I - visita à família;

Ora, como o regime fechado é, na verdade, um temporário afastamento social do custodiado e, o regime semi-aberto é o início de sua reintegração, bem como a família é a preferência legislativa para que haja efetivamente os primeiros passos dos princípios ressocializatórios, é óbvio que quando o custodiado estiver na iminência de ser pai, deve não apenas comunicar tal acontecimento para sua empresa, para a obtenção iminente da Licença Paternidade, como deve também comunicar o Juiz da Vara de Execuções Penais à fim de solicitar extensão de benefício para que possa ficar licenciado e auxiliando sua mulher nestes primeiros e importantíssimos dias de cuidado à criança que acaba de nascer.

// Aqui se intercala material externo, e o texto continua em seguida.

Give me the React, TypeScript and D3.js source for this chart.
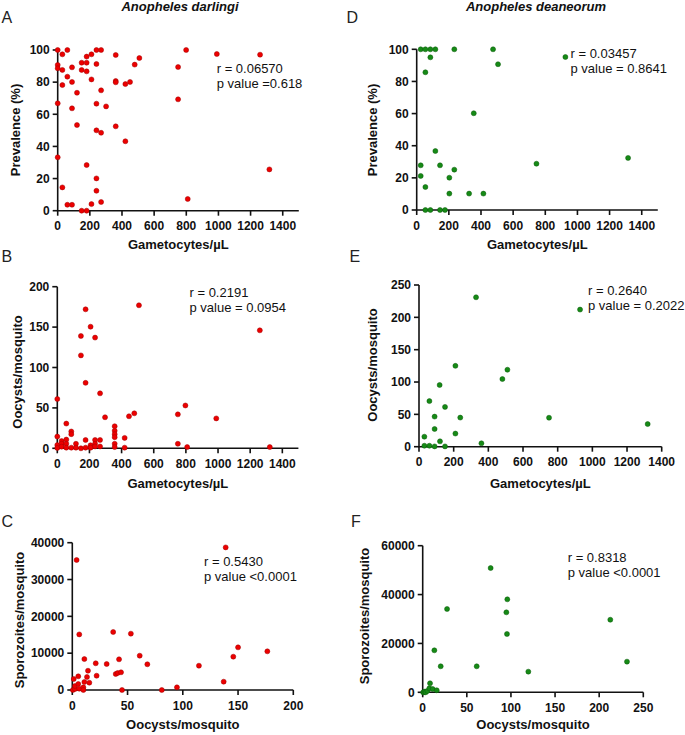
import React from "react";
import * as d3 from "d3";

// ---------- DATA ----------
// A: An. darlingi – gametocytes/µL vs prevalence (%)
const darlingiGamPrev: [number, number][] = [
  [0, 100], [0, 90.7], [0, 88.6], [0, 66.8], [0, 33.2], [29, 97.3], [29, 87.6], [29, 78.2], [29, 14.5],
  [60, 100], [60, 83.4], [60, 3.7], [89, 89.2], [89, 80.1], [89, 63.7], [89, 3.7], [120, 73.4], [120, 53.3],
  [149, 92.1], [149, 87.6], [149, 0], [180, 95.9], [180, 92.1], [180, 86.7], [180, 28.4], [180, 0],
  [210, 97.3], [210, 81.7], [210, 4.1], [241, 100], [241, 91.3], [241, 66.6], [241, 50], [241, 20.1], [241, 12.4],
  [270, 100], [270, 74.9], [270, 48.5], [270, 5.4], [301, 64.9], [361, 96.9], [361, 80.7], [361, 79.9], [361, 52.5],
  [421, 78.8], [421, 43.2], [450, 80.1], [479, 90.9], [508, 95], [749, 89.4], [749, 69.3], [799, 100], [809, 7.3],
  [990, 97.5], [1259, 97.1], [1317, 25.7],
];
// B: An. darlingi – gametocytes/µL vs oocysts/mosquito
const darlingiGamOoc: [number, number][] = [
  [0, 61], [0, 14.5], [0, 4], [0, 0.5], [27, 8.9], [27, 5.6], [27, 2], [56, 30.6], [56, 10.8], [56, 5.6], [56, 0.8],
  [87, 20.8], [87, 17.5], [87, 0.8], [116, 5.6], [116, 0.8], [147, 139], [147, 115], [147, 0],
  [176, 172], [176, 81], [176, 10.3], [176, 0.8], [207, 150.5], [207, 3.7], [207, 0.8],
  [235, 137], [235, 10.3], [235, 5.6], [235, 2.3], [266, 68], [266, 10.3], [266, 2.3], [297, 38.4],
  [357, 27.3], [357, 21.6], [357, 17.5], [357, 13.8], [357, 5.6], [357, 1.5], [419, 12.9], [419, 0.8],
  [446, 39.6], [479, 43.3], [508, 177], [750, 42], [750, 5.6], [797, 53], [808, 1.5], [989, 37], [1260, 146], [1322, 1.5],
];
// C: An. darlingi – oocysts vs sporozoites
const darlingiOocSpz: [number, number][] = [
  [3.9, 35300], [6.3, 15100], [1.3, 2990], [0.5, 0], [2.4, 270], [2.4, 1090], [5.4, 1630], [5.4, 3710], [6.3, 360],
  [10, 730], [10, 0], [10.9, 2170], [10.9, 8400], [13.3, 3530], [14.2, 5240], [15.4, 1990], [21.2, 7250], [22, 3880],
  [31.1, 7060], [37, 15750], [39.3, 4350], [41.1, 4620], [42.3, 8330], [44.1, 4800], [45, 0], [53, 15300],
  [61, 9320], [67.9, 6980], [81, 0], [94.7, 720], [114.6, 6600], [137, 2260], [138.8, 38730], [145.7, 9050],
  [150, 11580], [176.5, 10500],
];
// D: An. deaneorum – gametocytes/µL vs prevalence (%)
const deaneorumGamPrev: [number, number][] = [
  [25, 100], [54, 100], [85, 100], [116, 100], [85, 95], [54, 85.7], [25, 27.8], [25, 21.2], [54, 14.3], [54, 0],
  [85, 0], [116, 36.7], [145, 27.8], [145, 0], [176, 0], [203, 20.1], [203, 10.2], [234, 100], [234, 25.1],
  [326, 10.2], [355, 60.2], [415, 10.2], [475, 100], [506, 90.7], [745, 28.8], [925, 95.2], [1315, 32.4],
];
// E: An. deaneorum – gametocytes/µL vs oocysts/mosquito
const deaneorumGamOoc: [number, number][] = [
  [31, 15.5], [31, 1.5], [60, 70.5], [60, 1.5], [90, 46.5], [90, 27.4], [90, 0.5], [119, 95.4], [121, 8.3],
  [150, 61.5], [150, 0.5], [210, 125], [210, 20.3], [238, 45], [329, 231], [360, 5.2], [481, 104.6], [510, 119],
  [750, 44.8], [929, 212], [1319, 35],
];
// F: An. deaneorum – oocysts vs sporozoites
const deaneorumOocSpz: [number, number][] = [
  [0.5, 0], [1.5, 0], [2.5, 300], [3.4, 0], [5.3, 545], [7.5, 1640], [8.3, 3680], [11.3, 1360], [13.2, 17180],
  [15.9, 820], [20.4, 10640], [27.6, 34090], [61.2, 10640], [77, 50860], [94.8, 32730], [95.9, 38050],
  [95.5, 23860], [119.7, 8450], [212.6, 29700], [231.5, 12550],
];

const gamTicks = [0, 200, 400, 600, 800, 1000, 1200, 1400];
const prevTicks = [0, 20, 40, 60, 80, 100];
const oocTicksB = [0, 50, 100, 150, 200];
const oocTicksE = [0, 50, 100, 150, 200, 250];
const oocXTicksC = [0, 50, 100, 150, 200];
const oocXTicksF = [0, 50, 100, 150, 200, 250];
const spzTicksC = [0, 10000, 20000, 30000, 40000];
const spzTicksF = [0, 20000, 40000, 60000];

const speciesTitles = ["Anopheles darlingi", "Anopheles deaneorum"];
const statsText = [
  ["r = 0.06570", "p value =0.618"],
  ["r = 0.2191", "p value = 0.0954"],
  ["r = 0.5430", "p value <0.0001"],
  ["r = 0.03457", "p value = 0.8641"],
  ["r = 0.2640", "p value = 0.2022"],
  ["r = 0.8318", "p value <0.0001"],
];

const FONT = "'Liberation Sans', Arial, Helvetica, sans-serif";
const RED = "#ec0000";
const RED_STROKE = "#a00000";
const GREEN = "#168a16";
const GREEN_STROKE = "#0b5a0b";

type PanelProps = {
  data: [number, number][];
  xDomain: [number, number];
  yDomain: [number, number];
  xRange: [number, number];
  yRange: [number, number];
  xTicks: number[];
  yTicks: number[];
  xTitle: string;
  yTitle: string;
  yTitleX: number;
  yTitleY: number;
  xTitleY: number;
  fill: string;
  stroke: string;
  letter: string;
  letterX: number;
  letterY: number;
  stats: string[];
  statsX: number;
  statsY: number;
};

function Panel(p: PanelProps) {
  const x = d3.scaleLinear().domain(p.xDomain).range(p.xRange);
  const y = d3.scaleLinear().domain(p.yDomain).range(p.yRange);
  const x0 = p.xRange[0];
  const y0 = p.yRange[0];
  const tickLen = 5;
  const sw = 1.6;
  return (
    <g>
      <text x={p.letterX} y={p.letterY} fontSize={16} fontFamily={FONT} fill="#222">
        {p.letter}
      </text>
      <line x1={x0} x2={x0} y1={y0} y2={p.yRange[1]} stroke="#111" strokeWidth={sw} />
      <line x1={x0 - sw / 2} x2={p.xRange[1]} y1={y0} y2={y0} stroke="#111" strokeWidth={sw} />
      {p.yTicks.map((t) => (
        <g key={"y" + t}>
          <line x1={x0 - tickLen} x2={x0} y1={y(t)} y2={y(t)} stroke="#111" strokeWidth={sw} />
          <text
            x={x0 - tickLen - 3}
            y={y(t)}
            dy="0.36em"
            textAnchor="end"
            fontSize={12}
            fontWeight="bold"
            fontFamily={FONT}
            fill="#111"
          >
            {t}
          </text>
        </g>
      ))}
      {p.xTicks.map((t) => (
        <g key={"x" + t}>
          <line x1={x(t)} x2={x(t)} y1={y0} y2={y0 + tickLen} stroke="#111" strokeWidth={sw} />
          <text
            x={x(t)}
            y={y0 + 19.5}
            textAnchor="middle"
            fontSize={12}
            fontWeight="bold"
            fontFamily={FONT}
            fill="#111"
          >
            {t}
          </text>
        </g>
      ))}
      <text
        x={(p.xRange[0] + p.xRange[1]) / 2}
        y={p.xTitleY}
        textAnchor="middle"
        fontSize={13}
        fontWeight="bold"
        fontFamily={FONT}
        fill="#111"
      >
        {p.xTitle}
      </text>
      <text
        transform={`translate(${p.yTitleX},${p.yTitleY}) rotate(-90)`}
        textAnchor="middle"
        fontSize={13}
        fontWeight="bold"
        fontFamily={FONT}
        fill="#111"
      >
        {p.yTitle}
      </text>
      {p.stats.map((s, i) => (
        <text key={i} x={p.statsX} y={p.statsY + i * 15} fontSize={13} fontFamily={FONT} fill="#111">
          {s}
        </text>
      ))}
      {p.data.map((d, i) => (
        <circle key={i} cx={x(d[0])} cy={y(d[1])} r={2.5} fill={p.fill} stroke={p.stroke} strokeWidth={0.5} />
      ))}
    </g>
  );
}

export default function App() {
  return (
    <svg
      width={685}
      height={735}
      viewBox="0 0 685 735"
      style={{ position: "absolute", left: 0, top: 0, background: "#fff" }}
    >
      <rect width={685} height={735} fill="#fff" />
      <text x={180} y={11} textAnchor="middle" fontSize={13} fontWeight="bold" fontStyle="italic" fontFamily={FONT} fill="#111">
        {speciesTitles[0]}
      </text>
      <text x={536} y={11} textAnchor="middle" fontSize={13} fontWeight="bold" fontStyle="italic" fontFamily={FONT} fill="#111">
        {speciesTitles[1]}
      </text>

      <Panel
        data={darlingiGamPrev}
        xDomain={[0, 1500]}
        yDomain={[0, 100]}
        xRange={[57.7, 298.8]}
        yRange={[210.7, 50]}
        xTicks={gamTicks}
        yTicks={prevTicks}
        xTitle="Gametocytes/µL"
        yTitle="Prevalence (%)"
        yTitleX={20}
        yTitleY={130}
        xTitleY={249}
        fill={RED}
        stroke={RED_STROKE}
        letter="A"
        letterX={1.5}
        letterY={23.3}
        stats={statsText[0]}
        statsX={216.7}
        statsY={73}
      />
      <Panel
        data={darlingiGamOoc}
        xDomain={[0, 1500]}
        yDomain={[0, 200]}
        xRange={[57.3, 298.4]}
        yRange={[448.3, 286.7]}
        xTicks={gamTicks}
        yTicks={oocTicksB}
        xTitle="Gametocytes/µL"
        yTitle="Oocysts/mosquito"
        yTitleX={22}
        yTitleY={372}
        xTitleY={487.5}
        fill={RED}
        stroke={RED_STROKE}
        letter="B"
        letterX={1.5}
        letterY={261.7}
        stats={statsText[1]}
        statsX={189.5}
        statsY={296.5}
      />
      <Panel
        data={darlingiOocSpz}
        xDomain={[0, 200]}
        yDomain={[0, 40000]}
        xRange={[72.3, 293.3]}
        yRange={[690, 542.7]}
        xTicks={oocXTicksC}
        yTicks={spzTicksC}
        xTitle="Oocysts/mosquito"
        yTitle="Sporozoites/mosquito"
        yTitleX={23.5}
        yTitleY={620}
        xTitleY={729}
        fill={RED}
        stroke={RED_STROKE}
        letter="C"
        letterX={1.5}
        letterY={526.7}
        stats={statsText[2]}
        statsX={204}
        statsY={566}
      />
      <Panel
        data={deaneorumGamPrev}
        xDomain={[0, 1500]}
        yDomain={[0, 100]}
        xRange={[416.7, 657.8]}
        yRange={[210, 49.3]}
        xTicks={gamTicks}
        yTicks={prevTicks}
        xTitle="Gametocytes/µL"
        yTitle="Prevalence (%)"
        yTitleX={377}
        yTitleY={130}
        xTitleY={249}
        fill={GREEN}
        stroke={GREEN_STROKE}
        letter="D"
        letterX={346.5}
        letterY={23.3}
        stats={statsText[3]}
        statsX={570.5}
        statsY={57.5}
      />
      <Panel
        data={deaneorumGamOoc}
        xDomain={[0, 1400]}
        yDomain={[0, 250]}
        xRange={[419, 661.7]}
        yRange={[446.7, 285]}
        xTicks={gamTicks}
        yTicks={oocTicksE}
        xTitle="Gametocytes/µL"
        yTitle="Oocysts/mosquito"
        yTitleX={377}
        yTitleY={365}
        xTitleY={487.5}
        fill={GREEN}
        stroke={GREEN_STROKE}
        letter="E"
        letterX={349.5}
        letterY={261.7}
        stats={statsText[4]}
        statsX={588}
        statsY={295}
      />
      <Panel
        data={deaneorumOocSpz}
        xDomain={[0, 250]}
        yDomain={[0, 60000]}
        xRange={[422.7, 643.3]}
        yRange={[692.3, 545.7]}
        xTicks={oocXTicksF}
        yTicks={spzTicksF}
        xTitle="Oocysts/mosquito"
        yTitle="Sporozoites/mosquito"
        yTitleX={369}
        yTitleY={616}
        xTitleY={729.3}
        fill={GREEN}
        stroke={GREEN_STROKE}
        letter="F"
        letterX={351}
        letterY={526.7}
        stats={statsText[5]}
        statsX={567.7}
        statsY={562}
      />
    </svg>
  );
}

Esta mesma legislação executória permite que o acautelado em regime fechado possa sair do estabelecimento prisional no caso de doença grave ou morte de familiar, seria extremamente incoerente não permitir que aquele que esteja no semi-aberto não possa exercer seu constitucional direito de ser pai, de amparar a família e de praticar o amor.

Tendo em vista, portanto, que a LEP permite em seu art. 120, I, a saída temporária para visita à família, sendo já comum tal autorização pelo Poder Judiciário no Dia das Mães e no Natal, além das 5 (cinco) alternadas de 7 (sete) dias, devem os nobres magistrados se atentarem às recentes implementações legislativas, e conceder o humano direito do pai-custodiado a acompanhar o parto de seu filho e obter a licença paternidade extensiva à sua execução, para que possa auxiliar sua mulher e poder exercer seu constitucional direito paternal.